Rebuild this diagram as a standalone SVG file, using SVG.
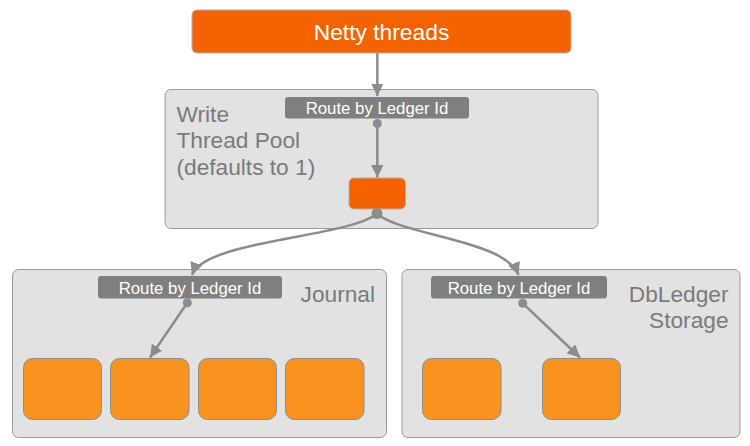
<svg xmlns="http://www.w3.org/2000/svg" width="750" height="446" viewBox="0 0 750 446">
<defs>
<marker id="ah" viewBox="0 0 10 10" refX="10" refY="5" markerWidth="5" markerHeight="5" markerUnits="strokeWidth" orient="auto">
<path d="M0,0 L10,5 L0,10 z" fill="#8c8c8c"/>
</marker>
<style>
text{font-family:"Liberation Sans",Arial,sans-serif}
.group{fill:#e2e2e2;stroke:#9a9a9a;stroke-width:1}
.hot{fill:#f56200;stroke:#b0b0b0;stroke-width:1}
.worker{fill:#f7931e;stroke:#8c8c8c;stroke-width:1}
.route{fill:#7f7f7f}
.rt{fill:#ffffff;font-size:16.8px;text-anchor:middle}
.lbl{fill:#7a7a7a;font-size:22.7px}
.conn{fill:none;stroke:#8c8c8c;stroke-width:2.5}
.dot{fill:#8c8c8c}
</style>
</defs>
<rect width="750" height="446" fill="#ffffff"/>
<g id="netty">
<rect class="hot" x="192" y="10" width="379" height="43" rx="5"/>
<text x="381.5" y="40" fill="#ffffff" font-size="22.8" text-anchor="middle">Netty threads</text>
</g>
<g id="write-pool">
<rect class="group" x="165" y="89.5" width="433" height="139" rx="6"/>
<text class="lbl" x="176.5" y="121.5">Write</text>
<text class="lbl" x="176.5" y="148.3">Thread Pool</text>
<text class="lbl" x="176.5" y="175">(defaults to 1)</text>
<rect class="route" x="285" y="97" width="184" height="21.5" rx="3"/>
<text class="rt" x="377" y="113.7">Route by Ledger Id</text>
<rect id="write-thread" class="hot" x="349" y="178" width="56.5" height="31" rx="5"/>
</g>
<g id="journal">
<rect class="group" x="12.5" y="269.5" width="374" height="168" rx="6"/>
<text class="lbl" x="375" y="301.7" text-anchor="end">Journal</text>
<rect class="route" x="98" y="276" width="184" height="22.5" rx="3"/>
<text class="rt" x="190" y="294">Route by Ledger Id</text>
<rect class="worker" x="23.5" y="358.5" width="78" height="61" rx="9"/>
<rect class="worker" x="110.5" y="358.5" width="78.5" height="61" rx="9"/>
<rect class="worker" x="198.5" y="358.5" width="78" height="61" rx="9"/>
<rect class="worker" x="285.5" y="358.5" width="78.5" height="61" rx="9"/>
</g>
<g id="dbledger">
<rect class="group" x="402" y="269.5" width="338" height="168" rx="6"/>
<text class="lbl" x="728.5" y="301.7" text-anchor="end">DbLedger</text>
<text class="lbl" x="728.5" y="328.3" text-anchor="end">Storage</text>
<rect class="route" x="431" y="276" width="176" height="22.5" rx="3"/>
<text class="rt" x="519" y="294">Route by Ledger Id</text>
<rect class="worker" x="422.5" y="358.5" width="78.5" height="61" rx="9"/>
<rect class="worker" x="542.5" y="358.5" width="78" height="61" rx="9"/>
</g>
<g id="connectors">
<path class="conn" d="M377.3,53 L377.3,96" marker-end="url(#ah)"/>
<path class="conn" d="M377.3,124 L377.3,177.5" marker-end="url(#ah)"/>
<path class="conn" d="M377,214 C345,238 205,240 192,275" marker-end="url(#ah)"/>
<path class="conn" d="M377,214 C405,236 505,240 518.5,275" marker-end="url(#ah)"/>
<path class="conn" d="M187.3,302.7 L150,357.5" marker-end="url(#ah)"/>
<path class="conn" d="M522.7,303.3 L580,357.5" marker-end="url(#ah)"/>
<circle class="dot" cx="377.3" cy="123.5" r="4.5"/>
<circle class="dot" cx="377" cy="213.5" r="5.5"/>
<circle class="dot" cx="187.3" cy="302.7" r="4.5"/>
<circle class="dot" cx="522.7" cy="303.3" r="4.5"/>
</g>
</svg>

^^^^

What the task asks: Every line above should be returned exactly; the pictures stay out.

Output of the exercise:
Rebuild this diagram as a standalone SVG file, using SVG.
<svg xmlns="http://www.w3.org/2000/svg" width="750" height="446" viewBox="0 0 750 446">
<defs>
<marker id="ah" viewBox="0 0 10 10" refX="10" refY="5" markerWidth="5" markerHeight="5" markerUnits="strokeWidth" orient="auto">
<path d="M0,0 L10,5 L0,10 z" fill="#8c8c8c"/>
</marker>
<style>
text{font-family:"Liberation Sans",Arial,sans-serif}
.group{fill:#e2e2e2;stroke:#9a9a9a;stroke-width:1}
.hot{fill:#f56200;stroke:#b0b0b0;stroke-width:1}
.worker{fill:#f7931e;stroke:#8c8c8c;stroke-width:1}
.route{fill:#7f7f7f}
.rt{fill:#ffffff;font-size:16.8px;text-anchor:middle}
.lbl{fill:#7a7a7a;font-size:22.7px}
.conn{fill:none;stroke:#8c8c8c;stroke-width:2.5}
.dot{fill:#8c8c8c}
</style>
</defs>
<rect width="750" height="446" fill="#ffffff"/>
<g id="netty">
<rect class="hot" x="192" y="10" width="379" height="43" rx="5"/>
<text x="381.5" y="40" fill="#ffffff" font-size="22.8" text-anchor="middle">Netty threads</text>
</g>
<g id="write-pool">
<rect class="group" x="165" y="89.5" width="433" height="139" rx="6"/>
<text class="lbl" x="176.5" y="121.5">Write</text>
<text class="lbl" x="176.5" y="148.3">Thread Pool</text>
<text class="lbl" x="176.5" y="175">(defaults to 1)</text>
<rect class="route" x="285" y="97" width="184" height="21.5" rx="3"/>
<text class="rt" x="377" y="113.7">Route by Ledger Id</text>
<rect id="write-thread" class="hot" x="349" y="178" width="56.5" height="31" rx="5"/>
</g>
<g id="journal">
<rect class="group" x="12.5" y="269.5" width="374" height="168" rx="6"/>
<text class="lbl" x="375" y="301.7" text-anchor="end">Journal</text>
<rect class="route" x="98" y="276" width="184" height="22.5" rx="3"/>
<text class="rt" x="190" y="294">Route by Ledger Id</text>
<rect class="worker" x="23.5" y="358.5" width="78" height="61" rx="9"/>
<rect class="worker" x="110.5" y="358.5" width="78.5" height="61" rx="9"/>
<rect class="worker" x="198.5" y="358.5" width="78" height="61" rx="9"/>
<rect class="worker" x="285.5" y="358.5" width="78.5" height="61" rx="9"/>
</g>
<g id="dbledger">
<rect class="group" x="402" y="269.5" width="338" height="168" rx="6"/>
<text class="lbl" x="728.5" y="301.7" text-anchor="end">DbLedger</text>
<text class="lbl" x="728.5" y="328.3" text-anchor="end">Storage</text>
<rect class="route" x="431" y="276" width="176" height="22.5" rx="3"/>
<text class="rt" x="519" y="294">Route by Ledger Id</text>
<rect class="worker" x="422.5" y="358.5" width="78.5" height="61" rx="9"/>
<rect class="worker" x="542.5" y="358.5" width="78" height="61" rx="9"/>
</g>
<g id="connectors">
<path class="conn" d="M377.3,53 L377.3,96" marker-end="url(#ah)"/>
<path class="conn" d="M377.3,124 L377.3,177.5" marker-end="url(#ah)"/>
<path class="conn" d="M377,214 C345,238 205,240 192,275" marker-end="url(#ah)"/>
<path class="conn" d="M377,214 C405,236 505,240 518.5,275" marker-end="url(#ah)"/>
<path class="conn" d="M187.3,302.7 L150,357.5" marker-end="url(#ah)"/>
<path class="conn" d="M522.7,303.3 L580,357.5" marker-end="url(#ah)"/>
<circle class="dot" cx="377.3" cy="123.5" r="4.5"/>
<circle class="dot" cx="377" cy="213.5" r="5.5"/>
<circle class="dot" cx="187.3" cy="302.7" r="4.5"/>
<circle class="dot" cx="522.7" cy="303.3" r="4.5"/>
</g>
</svg>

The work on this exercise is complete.